Dataset rows ->
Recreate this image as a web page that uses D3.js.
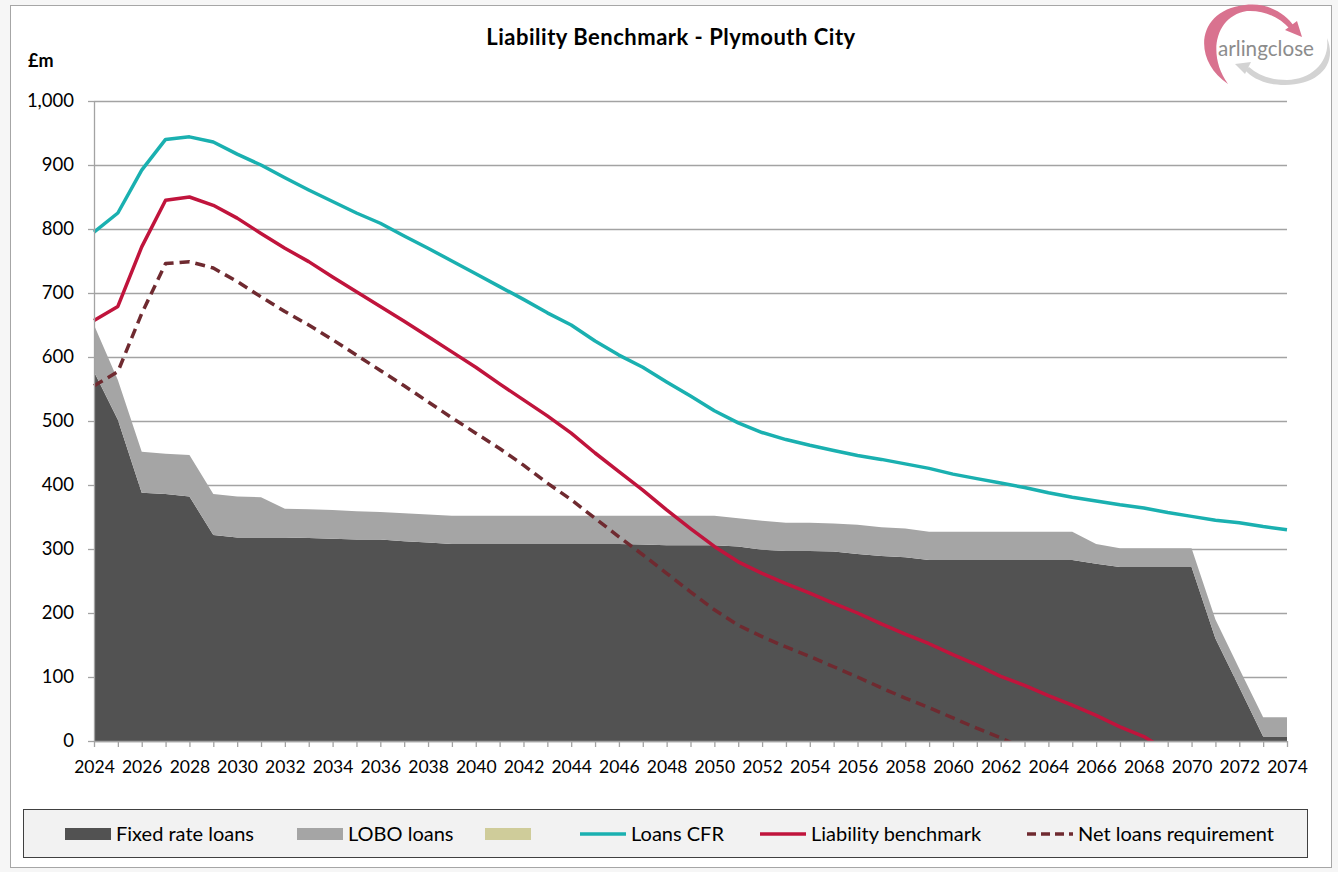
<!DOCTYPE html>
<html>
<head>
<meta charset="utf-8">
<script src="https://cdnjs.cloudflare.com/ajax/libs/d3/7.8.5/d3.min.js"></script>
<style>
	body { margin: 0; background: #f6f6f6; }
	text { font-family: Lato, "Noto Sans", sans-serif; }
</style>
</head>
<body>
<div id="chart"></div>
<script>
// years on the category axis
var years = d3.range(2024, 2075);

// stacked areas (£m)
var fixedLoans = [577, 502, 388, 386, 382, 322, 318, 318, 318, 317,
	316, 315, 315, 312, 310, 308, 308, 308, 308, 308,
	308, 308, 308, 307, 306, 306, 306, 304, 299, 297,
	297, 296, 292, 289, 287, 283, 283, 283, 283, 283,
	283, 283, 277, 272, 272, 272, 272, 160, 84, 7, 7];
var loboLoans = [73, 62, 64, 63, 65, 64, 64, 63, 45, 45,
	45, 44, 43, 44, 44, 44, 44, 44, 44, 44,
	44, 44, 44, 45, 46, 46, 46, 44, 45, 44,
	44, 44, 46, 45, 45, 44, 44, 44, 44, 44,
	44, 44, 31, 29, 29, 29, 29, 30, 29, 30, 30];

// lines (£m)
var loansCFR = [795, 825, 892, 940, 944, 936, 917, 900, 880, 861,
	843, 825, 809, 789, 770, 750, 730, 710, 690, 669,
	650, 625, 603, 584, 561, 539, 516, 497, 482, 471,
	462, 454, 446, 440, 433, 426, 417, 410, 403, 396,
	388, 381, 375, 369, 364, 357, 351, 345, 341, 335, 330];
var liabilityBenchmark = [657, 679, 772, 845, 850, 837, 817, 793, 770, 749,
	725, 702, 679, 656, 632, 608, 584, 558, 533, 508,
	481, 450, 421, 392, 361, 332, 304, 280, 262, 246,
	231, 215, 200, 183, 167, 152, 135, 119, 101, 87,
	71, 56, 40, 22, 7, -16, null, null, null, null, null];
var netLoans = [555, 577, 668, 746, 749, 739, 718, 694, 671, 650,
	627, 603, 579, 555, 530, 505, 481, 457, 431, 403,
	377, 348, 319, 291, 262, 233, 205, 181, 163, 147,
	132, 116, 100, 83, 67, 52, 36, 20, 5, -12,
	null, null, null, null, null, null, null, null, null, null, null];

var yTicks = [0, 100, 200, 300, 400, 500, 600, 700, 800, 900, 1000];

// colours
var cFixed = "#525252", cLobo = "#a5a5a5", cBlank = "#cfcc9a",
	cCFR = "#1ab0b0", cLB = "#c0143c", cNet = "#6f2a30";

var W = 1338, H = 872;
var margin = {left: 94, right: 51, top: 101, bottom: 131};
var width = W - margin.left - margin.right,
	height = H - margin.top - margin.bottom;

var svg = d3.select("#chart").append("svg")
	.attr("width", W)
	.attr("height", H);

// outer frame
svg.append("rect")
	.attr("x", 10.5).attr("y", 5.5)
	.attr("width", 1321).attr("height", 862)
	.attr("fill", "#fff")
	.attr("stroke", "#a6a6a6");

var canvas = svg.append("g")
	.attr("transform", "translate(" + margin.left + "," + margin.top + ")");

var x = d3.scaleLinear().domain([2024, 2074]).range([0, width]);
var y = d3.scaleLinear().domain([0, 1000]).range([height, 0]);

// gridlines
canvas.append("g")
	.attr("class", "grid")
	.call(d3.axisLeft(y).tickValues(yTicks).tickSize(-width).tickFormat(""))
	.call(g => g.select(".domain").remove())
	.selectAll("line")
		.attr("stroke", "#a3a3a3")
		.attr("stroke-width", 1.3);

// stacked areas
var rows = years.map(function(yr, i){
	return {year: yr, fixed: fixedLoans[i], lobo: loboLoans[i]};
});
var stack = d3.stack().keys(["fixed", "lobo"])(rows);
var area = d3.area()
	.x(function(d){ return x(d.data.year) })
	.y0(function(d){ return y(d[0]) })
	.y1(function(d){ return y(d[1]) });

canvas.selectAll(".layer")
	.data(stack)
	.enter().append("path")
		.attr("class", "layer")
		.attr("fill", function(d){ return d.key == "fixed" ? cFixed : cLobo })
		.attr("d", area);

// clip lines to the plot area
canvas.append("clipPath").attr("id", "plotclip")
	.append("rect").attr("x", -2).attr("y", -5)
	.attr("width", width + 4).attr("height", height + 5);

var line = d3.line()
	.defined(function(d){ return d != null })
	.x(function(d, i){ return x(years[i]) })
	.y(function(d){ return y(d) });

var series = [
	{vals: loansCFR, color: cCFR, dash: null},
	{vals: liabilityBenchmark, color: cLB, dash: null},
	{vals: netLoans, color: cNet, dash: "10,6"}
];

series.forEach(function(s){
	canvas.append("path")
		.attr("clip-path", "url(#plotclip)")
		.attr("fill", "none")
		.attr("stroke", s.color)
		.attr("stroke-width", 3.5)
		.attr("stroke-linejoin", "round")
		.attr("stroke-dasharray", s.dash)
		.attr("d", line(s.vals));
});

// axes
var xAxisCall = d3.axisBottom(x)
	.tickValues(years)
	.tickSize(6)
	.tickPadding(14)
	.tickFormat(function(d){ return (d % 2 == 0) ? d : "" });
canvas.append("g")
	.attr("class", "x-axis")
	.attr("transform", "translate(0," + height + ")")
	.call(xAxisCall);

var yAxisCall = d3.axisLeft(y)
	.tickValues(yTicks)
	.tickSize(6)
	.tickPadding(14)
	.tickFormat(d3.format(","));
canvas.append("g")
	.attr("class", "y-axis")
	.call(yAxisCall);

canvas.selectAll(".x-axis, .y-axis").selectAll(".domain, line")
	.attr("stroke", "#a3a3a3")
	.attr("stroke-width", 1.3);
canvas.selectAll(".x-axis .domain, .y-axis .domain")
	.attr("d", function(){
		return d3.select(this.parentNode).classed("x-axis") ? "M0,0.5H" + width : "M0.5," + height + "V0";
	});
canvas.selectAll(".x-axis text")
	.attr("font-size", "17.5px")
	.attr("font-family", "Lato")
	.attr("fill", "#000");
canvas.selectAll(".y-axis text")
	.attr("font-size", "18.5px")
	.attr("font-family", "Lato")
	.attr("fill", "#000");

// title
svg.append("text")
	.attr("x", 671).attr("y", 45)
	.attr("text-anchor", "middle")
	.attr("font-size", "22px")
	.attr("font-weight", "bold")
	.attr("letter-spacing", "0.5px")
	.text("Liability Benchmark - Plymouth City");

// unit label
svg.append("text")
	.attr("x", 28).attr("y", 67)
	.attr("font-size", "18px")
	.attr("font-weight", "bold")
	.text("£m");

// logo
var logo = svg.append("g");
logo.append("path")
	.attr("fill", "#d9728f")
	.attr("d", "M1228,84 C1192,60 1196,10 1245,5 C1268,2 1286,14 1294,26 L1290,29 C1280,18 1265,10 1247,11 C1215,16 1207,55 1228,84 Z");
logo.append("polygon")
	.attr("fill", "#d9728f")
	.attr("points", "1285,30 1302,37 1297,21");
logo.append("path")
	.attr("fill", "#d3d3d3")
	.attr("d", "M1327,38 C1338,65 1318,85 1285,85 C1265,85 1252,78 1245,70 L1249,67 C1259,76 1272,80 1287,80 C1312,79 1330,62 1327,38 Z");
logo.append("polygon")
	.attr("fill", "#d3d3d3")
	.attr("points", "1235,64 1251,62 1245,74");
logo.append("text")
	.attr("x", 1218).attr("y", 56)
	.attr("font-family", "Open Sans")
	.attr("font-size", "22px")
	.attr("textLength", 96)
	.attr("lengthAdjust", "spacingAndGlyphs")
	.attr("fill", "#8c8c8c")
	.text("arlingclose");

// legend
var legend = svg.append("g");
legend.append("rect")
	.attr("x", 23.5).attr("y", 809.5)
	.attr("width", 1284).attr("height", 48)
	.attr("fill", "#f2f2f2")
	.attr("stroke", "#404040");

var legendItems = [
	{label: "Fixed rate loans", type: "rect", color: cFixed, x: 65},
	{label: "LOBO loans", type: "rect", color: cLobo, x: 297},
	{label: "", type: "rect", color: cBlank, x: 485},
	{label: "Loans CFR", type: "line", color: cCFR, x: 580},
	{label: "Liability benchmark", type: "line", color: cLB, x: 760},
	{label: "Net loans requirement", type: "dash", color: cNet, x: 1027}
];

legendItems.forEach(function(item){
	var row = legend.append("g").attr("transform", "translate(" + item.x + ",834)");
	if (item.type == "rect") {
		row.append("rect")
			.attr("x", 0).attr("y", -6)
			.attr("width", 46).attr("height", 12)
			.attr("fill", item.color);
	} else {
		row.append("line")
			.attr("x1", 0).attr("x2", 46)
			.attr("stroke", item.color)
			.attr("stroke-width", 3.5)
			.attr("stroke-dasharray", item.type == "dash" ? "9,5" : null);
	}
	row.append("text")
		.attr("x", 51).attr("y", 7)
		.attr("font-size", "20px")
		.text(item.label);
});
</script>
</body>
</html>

==

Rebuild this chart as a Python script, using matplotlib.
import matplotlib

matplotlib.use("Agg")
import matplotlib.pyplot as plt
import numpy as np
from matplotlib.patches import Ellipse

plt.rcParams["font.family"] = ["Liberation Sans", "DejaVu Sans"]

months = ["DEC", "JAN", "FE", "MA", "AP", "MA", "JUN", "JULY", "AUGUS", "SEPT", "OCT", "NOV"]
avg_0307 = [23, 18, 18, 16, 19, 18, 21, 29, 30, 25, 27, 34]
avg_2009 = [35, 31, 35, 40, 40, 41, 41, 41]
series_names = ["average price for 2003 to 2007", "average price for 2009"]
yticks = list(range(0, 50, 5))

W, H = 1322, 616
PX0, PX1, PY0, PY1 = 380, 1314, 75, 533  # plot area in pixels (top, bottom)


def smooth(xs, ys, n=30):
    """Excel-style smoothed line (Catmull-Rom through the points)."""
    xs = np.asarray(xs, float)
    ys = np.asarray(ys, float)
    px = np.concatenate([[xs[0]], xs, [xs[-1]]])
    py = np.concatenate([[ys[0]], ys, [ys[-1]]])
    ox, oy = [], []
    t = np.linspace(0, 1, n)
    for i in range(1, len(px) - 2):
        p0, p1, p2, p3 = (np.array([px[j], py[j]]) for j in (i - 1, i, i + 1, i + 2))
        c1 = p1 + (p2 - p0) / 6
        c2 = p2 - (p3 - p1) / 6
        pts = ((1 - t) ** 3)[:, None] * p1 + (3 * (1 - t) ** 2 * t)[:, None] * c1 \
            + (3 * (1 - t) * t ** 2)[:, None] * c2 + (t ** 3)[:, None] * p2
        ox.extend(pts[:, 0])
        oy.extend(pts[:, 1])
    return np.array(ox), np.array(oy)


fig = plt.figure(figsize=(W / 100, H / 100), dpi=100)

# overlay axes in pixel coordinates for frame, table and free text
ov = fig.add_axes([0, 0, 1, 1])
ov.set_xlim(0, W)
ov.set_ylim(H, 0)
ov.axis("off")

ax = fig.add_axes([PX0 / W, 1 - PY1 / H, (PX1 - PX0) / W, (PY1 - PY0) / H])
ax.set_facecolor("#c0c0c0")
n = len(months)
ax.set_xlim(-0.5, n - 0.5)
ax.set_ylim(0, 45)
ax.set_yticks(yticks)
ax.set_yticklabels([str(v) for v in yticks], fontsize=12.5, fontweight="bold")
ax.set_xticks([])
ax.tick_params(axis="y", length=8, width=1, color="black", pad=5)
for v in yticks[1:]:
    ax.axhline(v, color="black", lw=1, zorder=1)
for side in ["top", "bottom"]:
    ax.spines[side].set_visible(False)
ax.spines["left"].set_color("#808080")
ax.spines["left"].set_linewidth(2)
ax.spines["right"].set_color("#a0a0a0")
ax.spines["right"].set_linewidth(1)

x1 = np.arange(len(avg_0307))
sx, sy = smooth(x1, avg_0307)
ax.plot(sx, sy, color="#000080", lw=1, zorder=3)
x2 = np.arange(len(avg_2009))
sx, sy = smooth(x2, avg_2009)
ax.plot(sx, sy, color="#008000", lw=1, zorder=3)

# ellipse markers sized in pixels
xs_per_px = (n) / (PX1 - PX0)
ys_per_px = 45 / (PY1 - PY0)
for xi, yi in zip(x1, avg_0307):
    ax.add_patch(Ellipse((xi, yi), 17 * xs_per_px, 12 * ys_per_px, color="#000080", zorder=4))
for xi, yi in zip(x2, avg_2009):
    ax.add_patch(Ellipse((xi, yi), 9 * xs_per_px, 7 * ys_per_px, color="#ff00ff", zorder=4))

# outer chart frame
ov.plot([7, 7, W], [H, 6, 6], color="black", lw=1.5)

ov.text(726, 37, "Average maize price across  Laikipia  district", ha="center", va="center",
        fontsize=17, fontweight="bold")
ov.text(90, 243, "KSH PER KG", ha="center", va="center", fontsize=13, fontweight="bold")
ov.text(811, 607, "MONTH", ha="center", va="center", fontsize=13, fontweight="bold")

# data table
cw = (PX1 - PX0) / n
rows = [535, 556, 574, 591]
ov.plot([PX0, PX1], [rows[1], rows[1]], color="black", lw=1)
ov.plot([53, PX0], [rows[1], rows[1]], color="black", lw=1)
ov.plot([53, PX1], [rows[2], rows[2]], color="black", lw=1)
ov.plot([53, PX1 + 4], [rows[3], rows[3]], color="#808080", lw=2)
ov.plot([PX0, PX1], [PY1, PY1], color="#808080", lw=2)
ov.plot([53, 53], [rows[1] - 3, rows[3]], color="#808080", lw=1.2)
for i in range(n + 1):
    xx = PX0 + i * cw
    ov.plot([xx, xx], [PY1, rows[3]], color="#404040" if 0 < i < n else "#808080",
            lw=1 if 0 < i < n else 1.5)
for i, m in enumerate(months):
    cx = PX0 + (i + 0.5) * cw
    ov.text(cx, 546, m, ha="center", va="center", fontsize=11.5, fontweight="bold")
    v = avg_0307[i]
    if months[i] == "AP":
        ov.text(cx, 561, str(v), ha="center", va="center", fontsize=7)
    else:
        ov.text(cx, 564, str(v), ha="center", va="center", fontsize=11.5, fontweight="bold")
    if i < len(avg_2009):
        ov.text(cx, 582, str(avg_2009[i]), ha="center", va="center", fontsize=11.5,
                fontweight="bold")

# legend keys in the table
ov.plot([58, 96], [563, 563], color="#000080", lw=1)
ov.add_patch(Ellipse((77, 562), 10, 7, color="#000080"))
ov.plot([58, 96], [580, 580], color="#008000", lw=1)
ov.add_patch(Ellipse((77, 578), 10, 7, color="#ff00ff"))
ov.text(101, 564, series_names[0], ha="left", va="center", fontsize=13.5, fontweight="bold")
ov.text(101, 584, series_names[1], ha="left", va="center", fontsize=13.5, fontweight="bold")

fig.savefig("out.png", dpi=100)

* * *

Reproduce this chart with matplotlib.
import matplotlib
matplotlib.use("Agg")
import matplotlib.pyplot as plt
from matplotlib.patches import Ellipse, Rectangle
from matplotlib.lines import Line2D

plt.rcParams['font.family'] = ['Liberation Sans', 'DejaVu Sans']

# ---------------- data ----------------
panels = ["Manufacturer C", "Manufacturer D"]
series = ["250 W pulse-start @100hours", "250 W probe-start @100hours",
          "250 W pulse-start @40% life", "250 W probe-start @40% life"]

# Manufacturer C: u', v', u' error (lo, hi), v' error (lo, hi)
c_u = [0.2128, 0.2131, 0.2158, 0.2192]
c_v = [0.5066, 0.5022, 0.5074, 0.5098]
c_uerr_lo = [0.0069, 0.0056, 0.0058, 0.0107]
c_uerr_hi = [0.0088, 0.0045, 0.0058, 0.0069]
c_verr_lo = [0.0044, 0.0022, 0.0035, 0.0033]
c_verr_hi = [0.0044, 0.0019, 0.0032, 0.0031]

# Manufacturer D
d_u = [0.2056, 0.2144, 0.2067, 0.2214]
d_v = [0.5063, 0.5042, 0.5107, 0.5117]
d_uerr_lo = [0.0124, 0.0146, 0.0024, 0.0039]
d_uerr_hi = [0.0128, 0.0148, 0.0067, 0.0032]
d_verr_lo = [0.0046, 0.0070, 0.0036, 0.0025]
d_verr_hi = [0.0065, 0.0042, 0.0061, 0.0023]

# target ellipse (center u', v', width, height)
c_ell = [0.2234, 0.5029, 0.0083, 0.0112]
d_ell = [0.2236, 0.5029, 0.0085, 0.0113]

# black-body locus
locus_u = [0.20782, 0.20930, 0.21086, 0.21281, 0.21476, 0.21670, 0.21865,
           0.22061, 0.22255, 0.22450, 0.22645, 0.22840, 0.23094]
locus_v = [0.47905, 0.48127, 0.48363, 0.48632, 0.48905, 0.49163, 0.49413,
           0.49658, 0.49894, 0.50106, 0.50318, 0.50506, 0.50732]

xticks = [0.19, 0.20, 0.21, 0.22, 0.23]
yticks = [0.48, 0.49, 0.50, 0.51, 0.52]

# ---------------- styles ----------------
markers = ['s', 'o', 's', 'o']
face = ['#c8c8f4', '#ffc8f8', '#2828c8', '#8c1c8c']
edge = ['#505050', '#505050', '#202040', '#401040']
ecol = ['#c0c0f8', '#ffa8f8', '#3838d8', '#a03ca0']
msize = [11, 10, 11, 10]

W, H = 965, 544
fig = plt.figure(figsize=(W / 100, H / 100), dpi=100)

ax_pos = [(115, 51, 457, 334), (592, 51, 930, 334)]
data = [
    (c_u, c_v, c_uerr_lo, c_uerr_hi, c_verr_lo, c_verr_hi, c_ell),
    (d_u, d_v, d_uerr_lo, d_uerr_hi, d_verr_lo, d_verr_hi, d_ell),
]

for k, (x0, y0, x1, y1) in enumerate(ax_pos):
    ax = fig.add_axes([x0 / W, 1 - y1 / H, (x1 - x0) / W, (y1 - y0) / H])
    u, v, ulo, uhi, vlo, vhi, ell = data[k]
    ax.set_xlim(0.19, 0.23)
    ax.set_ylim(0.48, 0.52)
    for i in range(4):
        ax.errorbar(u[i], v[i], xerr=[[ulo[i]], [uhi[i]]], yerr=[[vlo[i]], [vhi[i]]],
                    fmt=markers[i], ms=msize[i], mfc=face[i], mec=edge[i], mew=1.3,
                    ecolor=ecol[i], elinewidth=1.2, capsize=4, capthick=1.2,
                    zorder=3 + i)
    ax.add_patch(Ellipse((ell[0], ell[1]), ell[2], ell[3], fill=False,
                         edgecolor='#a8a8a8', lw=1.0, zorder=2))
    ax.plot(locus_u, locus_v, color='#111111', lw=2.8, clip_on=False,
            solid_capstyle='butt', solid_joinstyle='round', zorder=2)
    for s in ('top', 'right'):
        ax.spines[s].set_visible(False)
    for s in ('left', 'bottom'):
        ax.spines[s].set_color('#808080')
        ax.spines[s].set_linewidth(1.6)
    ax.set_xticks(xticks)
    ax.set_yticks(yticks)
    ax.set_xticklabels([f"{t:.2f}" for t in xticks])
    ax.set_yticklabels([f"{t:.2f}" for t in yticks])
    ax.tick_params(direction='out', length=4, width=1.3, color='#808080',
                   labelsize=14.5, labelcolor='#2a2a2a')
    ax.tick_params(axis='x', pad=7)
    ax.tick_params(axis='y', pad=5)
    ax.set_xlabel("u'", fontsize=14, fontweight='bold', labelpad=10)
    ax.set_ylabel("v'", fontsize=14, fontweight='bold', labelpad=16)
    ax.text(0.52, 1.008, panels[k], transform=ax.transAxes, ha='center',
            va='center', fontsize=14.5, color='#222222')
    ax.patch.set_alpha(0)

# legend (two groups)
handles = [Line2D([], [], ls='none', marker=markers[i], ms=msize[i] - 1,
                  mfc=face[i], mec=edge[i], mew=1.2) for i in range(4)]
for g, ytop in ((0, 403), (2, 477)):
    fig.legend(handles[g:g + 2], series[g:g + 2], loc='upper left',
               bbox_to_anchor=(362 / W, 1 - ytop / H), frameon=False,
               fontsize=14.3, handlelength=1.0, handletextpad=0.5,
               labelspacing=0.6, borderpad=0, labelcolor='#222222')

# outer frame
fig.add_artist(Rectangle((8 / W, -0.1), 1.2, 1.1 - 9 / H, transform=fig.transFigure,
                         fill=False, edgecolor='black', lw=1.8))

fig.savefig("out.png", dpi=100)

Brief -> Repeat only the lines from the one with "Recreate this image" down to the one with "44, 44, 31, 29, 29, 29, 29, 30, 29, 30, 30];", word for word and both included, and leave the pictures out.

Solved exercise ->
Recreate this image as a web page that uses D3.js.
<!DOCTYPE html>
<html>
<head>
<meta charset="utf-8">
<script src="https://cdnjs.cloudflare.com/ajax/libs/d3/7.8.5/d3.min.js"></script>
<style>
	body { margin: 0; background: #f6f6f6; }
	text { font-family: Lato, "Noto Sans", sans-serif; }
</style>
</head>
<body>
<div id="chart"></div>
<script>
// years on the category axis
var years = d3.range(2024, 2075);

// stacked areas (£m)
var fixedLoans = [577, 502, 388, 386, 382, 322, 318, 318, 318, 317,
	316, 315, 315, 312, 310, 308, 308, 308, 308, 308,
	308, 308, 308, 307, 306, 306, 306, 304, 299, 297,
	297, 296, 292, 289, 287, 283, 283, 283, 283, 283,
	283, 283, 277, 272, 272, 272, 272, 160, 84, 7, 7];
var loboLoans = [73, 62, 64, 63, 65, 64, 64, 63, 45, 45,
	45, 44, 43, 44, 44, 44, 44, 44, 44, 44,
	44, 44, 44, 45, 46, 46, 46, 44, 45, 44,
	44, 44, 46, 45, 45, 44, 44, 44, 44, 44,
	44, 44, 31, 29, 29, 29, 29, 30, 29, 30, 30];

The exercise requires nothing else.